• Given information:
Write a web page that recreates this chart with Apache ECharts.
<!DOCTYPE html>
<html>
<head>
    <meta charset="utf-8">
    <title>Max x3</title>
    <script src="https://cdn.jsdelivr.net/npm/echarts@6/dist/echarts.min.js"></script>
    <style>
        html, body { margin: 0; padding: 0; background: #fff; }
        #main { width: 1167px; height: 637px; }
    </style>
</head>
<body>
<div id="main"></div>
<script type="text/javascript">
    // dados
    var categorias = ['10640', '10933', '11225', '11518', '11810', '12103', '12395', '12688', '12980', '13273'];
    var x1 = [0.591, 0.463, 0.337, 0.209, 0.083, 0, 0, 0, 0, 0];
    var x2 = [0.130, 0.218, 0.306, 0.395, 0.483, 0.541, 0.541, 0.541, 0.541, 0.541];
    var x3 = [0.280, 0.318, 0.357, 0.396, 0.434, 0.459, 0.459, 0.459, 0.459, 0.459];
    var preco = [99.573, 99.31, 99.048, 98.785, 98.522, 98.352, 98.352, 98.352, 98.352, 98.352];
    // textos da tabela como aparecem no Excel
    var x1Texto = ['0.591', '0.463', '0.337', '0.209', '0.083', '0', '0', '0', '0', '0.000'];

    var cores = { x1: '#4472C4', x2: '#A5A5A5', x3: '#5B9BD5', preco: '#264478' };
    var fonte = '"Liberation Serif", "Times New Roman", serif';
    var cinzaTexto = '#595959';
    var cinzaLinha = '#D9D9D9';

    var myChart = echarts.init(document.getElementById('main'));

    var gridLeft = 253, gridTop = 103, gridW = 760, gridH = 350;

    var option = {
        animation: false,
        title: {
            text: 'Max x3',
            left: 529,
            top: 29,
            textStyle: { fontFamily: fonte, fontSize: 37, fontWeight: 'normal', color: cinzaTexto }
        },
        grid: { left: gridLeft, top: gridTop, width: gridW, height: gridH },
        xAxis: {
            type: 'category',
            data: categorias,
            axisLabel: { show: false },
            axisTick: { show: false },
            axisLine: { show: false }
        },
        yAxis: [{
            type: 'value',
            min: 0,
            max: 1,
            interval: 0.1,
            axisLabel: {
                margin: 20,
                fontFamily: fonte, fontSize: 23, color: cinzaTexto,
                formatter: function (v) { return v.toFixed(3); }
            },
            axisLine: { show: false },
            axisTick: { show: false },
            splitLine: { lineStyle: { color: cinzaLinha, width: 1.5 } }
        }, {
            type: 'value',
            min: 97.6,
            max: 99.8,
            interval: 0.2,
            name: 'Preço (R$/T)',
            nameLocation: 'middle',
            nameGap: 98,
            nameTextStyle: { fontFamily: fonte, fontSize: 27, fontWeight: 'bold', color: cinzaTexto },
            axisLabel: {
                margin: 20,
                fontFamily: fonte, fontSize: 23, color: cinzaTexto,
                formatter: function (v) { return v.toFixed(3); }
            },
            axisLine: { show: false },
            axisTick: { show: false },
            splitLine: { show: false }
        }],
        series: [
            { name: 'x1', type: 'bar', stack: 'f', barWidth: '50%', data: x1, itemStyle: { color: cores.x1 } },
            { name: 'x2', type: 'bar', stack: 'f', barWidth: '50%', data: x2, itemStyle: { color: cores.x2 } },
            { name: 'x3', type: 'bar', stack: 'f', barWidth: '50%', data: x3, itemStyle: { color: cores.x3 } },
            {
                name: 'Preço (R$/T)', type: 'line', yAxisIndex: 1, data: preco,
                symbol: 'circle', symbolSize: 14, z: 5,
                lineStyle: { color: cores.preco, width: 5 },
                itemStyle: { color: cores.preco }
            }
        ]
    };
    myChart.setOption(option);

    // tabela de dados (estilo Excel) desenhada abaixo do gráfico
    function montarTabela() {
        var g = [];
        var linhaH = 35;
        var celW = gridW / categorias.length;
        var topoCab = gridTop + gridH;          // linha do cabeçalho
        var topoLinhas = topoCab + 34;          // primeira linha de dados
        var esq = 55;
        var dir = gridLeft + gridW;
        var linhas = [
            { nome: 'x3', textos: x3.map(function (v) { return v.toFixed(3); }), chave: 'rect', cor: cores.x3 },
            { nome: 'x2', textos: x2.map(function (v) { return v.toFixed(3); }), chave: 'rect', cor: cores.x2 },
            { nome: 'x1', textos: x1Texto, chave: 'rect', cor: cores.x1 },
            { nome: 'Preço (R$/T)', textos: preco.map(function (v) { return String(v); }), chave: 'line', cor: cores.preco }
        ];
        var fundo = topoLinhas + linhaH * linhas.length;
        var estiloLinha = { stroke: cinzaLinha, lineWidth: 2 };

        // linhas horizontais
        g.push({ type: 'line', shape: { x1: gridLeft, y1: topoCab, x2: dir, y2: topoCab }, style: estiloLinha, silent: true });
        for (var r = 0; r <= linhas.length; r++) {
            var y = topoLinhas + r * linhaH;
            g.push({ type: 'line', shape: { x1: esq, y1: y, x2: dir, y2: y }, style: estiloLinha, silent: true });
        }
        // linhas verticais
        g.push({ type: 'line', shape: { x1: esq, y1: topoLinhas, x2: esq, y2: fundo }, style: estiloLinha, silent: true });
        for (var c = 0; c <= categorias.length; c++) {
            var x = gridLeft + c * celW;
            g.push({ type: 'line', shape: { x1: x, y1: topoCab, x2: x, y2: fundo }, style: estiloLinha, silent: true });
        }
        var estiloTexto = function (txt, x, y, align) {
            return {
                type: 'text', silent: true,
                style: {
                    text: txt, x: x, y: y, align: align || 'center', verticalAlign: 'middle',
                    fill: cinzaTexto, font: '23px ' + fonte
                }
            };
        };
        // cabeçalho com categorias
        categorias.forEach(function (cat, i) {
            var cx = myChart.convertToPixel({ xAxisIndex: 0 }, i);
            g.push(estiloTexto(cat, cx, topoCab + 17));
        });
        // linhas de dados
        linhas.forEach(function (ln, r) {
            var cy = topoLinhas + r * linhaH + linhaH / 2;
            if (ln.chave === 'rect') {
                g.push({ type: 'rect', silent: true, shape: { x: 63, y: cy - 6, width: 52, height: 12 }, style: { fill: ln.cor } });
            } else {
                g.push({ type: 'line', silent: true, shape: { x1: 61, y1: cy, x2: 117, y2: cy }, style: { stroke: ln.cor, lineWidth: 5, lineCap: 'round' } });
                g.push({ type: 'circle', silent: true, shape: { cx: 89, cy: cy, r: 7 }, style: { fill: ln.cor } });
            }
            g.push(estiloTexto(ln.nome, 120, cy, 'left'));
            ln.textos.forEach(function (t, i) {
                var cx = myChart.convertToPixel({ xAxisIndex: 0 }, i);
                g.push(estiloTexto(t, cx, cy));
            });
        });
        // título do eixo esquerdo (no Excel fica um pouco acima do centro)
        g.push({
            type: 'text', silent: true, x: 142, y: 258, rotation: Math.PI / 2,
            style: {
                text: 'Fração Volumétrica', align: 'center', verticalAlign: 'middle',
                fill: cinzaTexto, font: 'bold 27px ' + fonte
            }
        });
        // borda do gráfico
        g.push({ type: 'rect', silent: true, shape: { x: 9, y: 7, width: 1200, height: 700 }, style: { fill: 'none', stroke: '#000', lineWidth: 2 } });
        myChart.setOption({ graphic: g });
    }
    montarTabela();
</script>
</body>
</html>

• Your task: Return all the data above once more, precisely as given.

• Exercise solution:
Write a web page that recreates this chart with Apache ECharts.
<!DOCTYPE html>
<html>
<head>
    <meta charset="utf-8">
    <title>Max x3</title>
    <script src="https://cdn.jsdelivr.net/npm/echarts@6/dist/echarts.min.js"></script>
    <style>
        html, body { margin: 0; padding: 0; background: #fff; }
        #main { width: 1167px; height: 637px; }
    </style>
</head>
<body>
<div id="main"></div>
<script type="text/javascript">
    // dados
    var categorias = ['10640', '10933', '11225', '11518', '11810', '12103', '12395', '12688', '12980', '13273'];
    var x1 = [0.591, 0.463, 0.337, 0.209, 0.083, 0, 0, 0, 0, 0];
    var x2 = [0.130, 0.218, 0.306, 0.395, 0.483, 0.541, 0.541, 0.541, 0.541, 0.541];
    var x3 = [0.280, 0.318, 0.357, 0.396, 0.434, 0.459, 0.459, 0.459, 0.459, 0.459];
    var preco = [99.573, 99.31, 99.048, 98.785, 98.522, 98.352, 98.352, 98.352, 98.352, 98.352];
    // textos da tabela como aparecem no Excel
    var x1Texto = ['0.591', '0.463', '0.337', '0.209', '0.083', '0', '0', '0', '0', '0.000'];

    var cores = { x1: '#4472C4', x2: '#A5A5A5', x3: '#5B9BD5', preco: '#264478' };
    var fonte = '"Liberation Serif", "Times New Roman", serif';
    var cinzaTexto = '#595959';
    var cinzaLinha = '#D9D9D9';

    var myChart = echarts.init(document.getElementById('main'));

    var gridLeft = 253, gridTop = 103, gridW = 760, gridH = 350;

    var option = {
        animation: false,
        title: {
            text: 'Max x3',
            left: 529,
            top: 29,
            textStyle: { fontFamily: fonte, fontSize: 37, fontWeight: 'normal', color: cinzaTexto }
        },
        grid: { left: gridLeft, top: gridTop, width: gridW, height: gridH },
        xAxis: {
            type: 'category',
            data: categorias,
            axisLabel: { show: false },
            axisTick: { show: false },
            axisLine: { show: false }
        },
        yAxis: [{
            type: 'value',
            min: 0,
            max: 1,
            interval: 0.1,
            axisLabel: {
                margin: 20,
                fontFamily: fonte, fontSize: 23, color: cinzaTexto,
                formatter: function (v) { return v.toFixed(3); }
            },
            axisLine: { show: false },
            axisTick: { show: false },
            splitLine: { lineStyle: { color: cinzaLinha, width: 1.5 } }
        }, {
            type: 'value',
            min: 97.6,
            max: 99.8,
            interval: 0.2,
            name: 'Preço (R$/T)',
            nameLocation: 'middle',
            nameGap: 98,
            nameTextStyle: { fontFamily: fonte, fontSize: 27, fontWeight: 'bold', color: cinzaTexto },
            axisLabel: {
                margin: 20,
                fontFamily: fonte, fontSize: 23, color: cinzaTexto,
                formatter: function (v) { return v.toFixed(3); }
            },
            axisLine: { show: false },
            axisTick: { show: false },
            splitLine: { show: false }
        }],
        series: [
            { name: 'x1', type: 'bar', stack: 'f', barWidth: '50%', data: x1, itemStyle: { color: cores.x1 } },
            { name: 'x2', type: 'bar', stack: 'f', barWidth: '50%', data: x2, itemStyle: { color: cores.x2 } },
            { name: 'x3', type: 'bar', stack: 'f', barWidth: '50%', data: x3, itemStyle: { color: cores.x3 } },
            {
                name: 'Preço (R$/T)', type: 'line', yAxisIndex: 1, data: preco,
                symbol: 'circle', symbolSize: 14, z: 5,
                lineStyle: { color: cores.preco, width: 5 },
                itemStyle: { color: cores.preco }
            }
        ]
    };
    myChart.setOption(option);

    // tabela de dados (estilo Excel) desenhada abaixo do gráfico
    function montarTabela() {
        var g = [];
        var linhaH = 35;
        var celW = gridW / categorias.length;
        var topoCab = gridTop + gridH;          // linha do cabeçalho
        var topoLinhas = topoCab + 34;          // primeira linha de dados
        var esq = 55;
        var dir = gridLeft + gridW;
        var linhas = [
            { nome: 'x3', textos: x3.map(function (v) { return v.toFixed(3); }), chave: 'rect', cor: cores.x3 },
            { nome: 'x2', textos: x2.map(function (v) { return v.toFixed(3); }), chave: 'rect', cor: cores.x2 },
            { nome: 'x1', textos: x1Texto, chave: 'rect', cor: cores.x1 },
            { nome: 'Preço (R$/T)', textos: preco.map(function (v) { return String(v); }), chave: 'line', cor: cores.preco }
        ];
        var fundo = topoLinhas + linhaH * linhas.length;
        var estiloLinha = { stroke: cinzaLinha, lineWidth: 2 };

        // linhas horizontais
        g.push({ type: 'line', shape: { x1: gridLeft, y1: topoCab, x2: dir, y2: topoCab }, style: estiloLinha, silent: true });
        for (var r = 0; r <= linhas.length; r++) {
            var y = topoLinhas + r * linhaH;
            g.push({ type: 'line', shape: { x1: esq, y1: y, x2: dir, y2: y }, style: estiloLinha, silent: true });
        }
        // linhas verticais
        g.push({ type: 'line', shape: { x1: esq, y1: topoLinhas, x2: esq, y2: fundo }, style: estiloLinha, silent: true });
        for (var c = 0; c <= categorias.length; c++) {
            var x = gridLeft + c * celW;
            g.push({ type: 'line', shape: { x1: x, y1: topoCab, x2: x, y2: fundo }, style: estiloLinha, silent: true });
        }
        var estiloTexto = function (txt, x, y, align) {
            return {
                type: 'text', silent: true,
                style: {
                    text: txt, x: x, y: y, align: align || 'center', verticalAlign: 'middle',
                    fill: cinzaTexto, font: '23px ' + fonte
                }
            };
        };
        // cabeçalho com categorias
        categorias.forEach(function (cat, i) {
            var cx = myChart.convertToPixel({ xAxisIndex: 0 }, i);
            g.push(estiloTexto(cat, cx, topoCab + 17));
        });
        // linhas de dados
        linhas.forEach(function (ln, r) {
            var cy = topoLinhas + r * linhaH + linhaH / 2;
            if (ln.chave === 'rect') {
                g.push({ type: 'rect', silent: true, shape: { x: 63, y: cy - 6, width: 52, height: 12 }, style: { fill: ln.cor } });
            } else {
                g.push({ type: 'line', silent: true, shape: { x1: 61, y1: cy, x2: 117, y2: cy }, style: { stroke: ln.cor, lineWidth: 5, lineCap: 'round' } });
                g.push({ type: 'circle', silent: true, shape: { cx: 89, cy: cy, r: 7 }, style: { fill: ln.cor } });
            }
            g.push(estiloTexto(ln.nome, 120, cy, 'left'));
            ln.textos.forEach(function (t, i) {
                var cx = myChart.convertToPixel({ xAxisIndex: 0 }, i);
                g.push(estiloTexto(t, cx, cy));
            });
        });
        // título do eixo esquerdo (no Excel fica um pouco acima do centro)
        g.push({
            type: 'text', silent: true, x: 142, y: 258, rotation: Math.PI / 2,
            style: {
                text: 'Fração Volumétrica', align: 'center', verticalAlign: 'middle',
                fill: cinzaTexto, font: 'bold 27px ' + fonte
            }
        });
        // borda do gráfico
        g.push({ type: 'rect', silent: true, shape: { x: 9, y: 7, width: 1200, height: 700 }, style: { fill: 'none', stroke: '#000', lineWidth: 2 } });
        myChart.setOption({ graphic: g });
    }
    montarTabela();
</script>
</body>
</html>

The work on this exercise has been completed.